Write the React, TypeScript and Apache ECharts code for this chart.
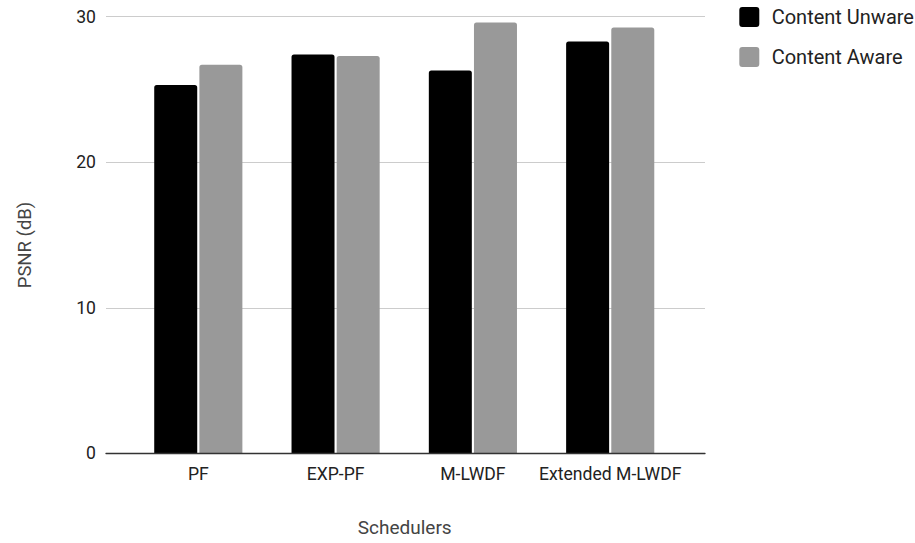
import React, { useEffect, useRef } from "react";
import * as echarts from "echarts";

const categories = ["PF", "EXP-PF", "M-LWDF", "Extended M-LWDF"];
const contentUnware = [25.3, 27.4, 26.3, 28.3];
const contentAware = [26.7, 27.3, 29.6, 29.25];
const seriesNames = ["Content Unware", "Content Aware"];
const yTicks = { min: 0, max: 30, interval: 10 };
const xTitle = "Schedulers";
const yTitle = "PSNR (dB)";

export default function App() {
  const ref = useRef<HTMLDivElement>(null);
  useEffect(() => {
    if (!ref.current) return;
    const chart = echarts.init(ref.current, undefined, { renderer: "svg" });
    const font = "Roboto";
    const top = 16.7;
    const bottom = 543 - 453.3;
    const legendIcon =
      "path://M3,0 H17 Q20,0 20,3 V17 Q20,20 17,20 H3 Q0,20 0,17 V3 Q0,0 3,0 Z";
    chart.setOption({
      animation: false,
      backgroundColor: "#ffffff",
      textStyle: { fontFamily: font },
      grid: [
        { left: 106, right: 210, top, bottom, containLabel: false },
        { left: 129.65, right: 236.15, top, bottom, containLabel: false },
      ],
      legend: {
        orient: "vertical",
        left: 739.3,
        top: 7,
        padding: 0,
        itemWidth: 20,
        itemHeight: 20,
        itemGap: 20,
        icon: legendIcon,
        data: seriesNames,
        textStyle: {
          fontFamily: font,
          fontSize: 20,
          color: "#222222",
          padding: [0, 0, 0, 7.4],
        },
      },
      xAxis: [
        {
          gridIndex: 0,
          type: "category",
          data: categories,
          z: 5,
          axisLine: { show: true, lineStyle: { color: "#333333", width: 1.3 } },
          axisTick: { show: false },
          axisLabel: { show: false },
          splitLine: { show: false },
        },
        {
          gridIndex: 1,
          type: "category",
          data: categories,
          axisLine: { show: false },
          axisTick: { show: false },
          axisLabel: {
            show: true,
            fontFamily: font,
            fontSize: 17.6,
            color: "#222222",
            margin: 12,
            interval: 0,
          },
          splitLine: { show: false },
        },
      ],
      yAxis: [
        {
          gridIndex: 0,
          type: "value",
          min: yTicks.min,
          max: yTicks.max,
          interval: yTicks.interval,
          axisLine: { show: false },
          axisTick: { show: false },
          axisLabel: {
            fontFamily: font,
            fontSize: 17.6,
            color: "#222222",
            margin: 10,
          },
          splitLine: { show: true, lineStyle: { color: "#cccccc", width: 1 } },
        },
        {
          gridIndex: 1,
          type: "value",
          min: yTicks.min,
          max: yTicks.max,
          interval: yTicks.interval,
          show: false,
          splitLine: { show: false },
        },
      ],
      series: [
        {
          name: seriesNames[0],
          type: "bar",
          xAxisIndex: 1,
          yAxisIndex: 1,
          data: contentUnware,
          barWidth: 43,
          barGap: "5%",
          itemStyle: { color: "#000000", borderRadius: [2.5, 2.5, 0, 0] },
        },
        {
          name: seriesNames[1],
          type: "bar",
          xAxisIndex: 1,
          yAxisIndex: 1,
          data: contentAware,
          barWidth: 43,
          barGap: "5%",
          itemStyle: { color: "#999999", borderRadius: [2.5, 2.5, 0, 0] },
        },
      ],
      graphic: [
        {
          type: "text",
          x: 25,
          y: 245,
          rotation: Math.PI / 2,
          style: {
            text: yTitle,
            fontFamily: font,
            fontSize: 18.5,
            fill: "#444444",
            align: "center",
            verticalAlign: "middle",
          },
        },
        {
          type: "text",
          x: 404.7,
          y: 527.5,
          style: {
            text: xTitle,
            fontFamily: font,
            fontSize: 19,
            fill: "#444444",
            align: "center",
            verticalAlign: "middle",
          },
        },
      ],
    });
    return () => chart.dispose();
  }, []);
  return (
    <div
      ref={ref}
      style={{ position: "absolute", left: 0, top: 0, width: 915, height: 543 }}
    />
  );
}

▶ _TASK GOAL_
Starting at the first line of the material, output exactly the lines up to and including the one with "import * as". Do not include the pictures.

▶ _EXERCISE RESULT_
Write the React, TypeScript and Apache ECharts code for this chart.
import React, { useEffect, useRef } from "react";
import * as echarts from "echarts";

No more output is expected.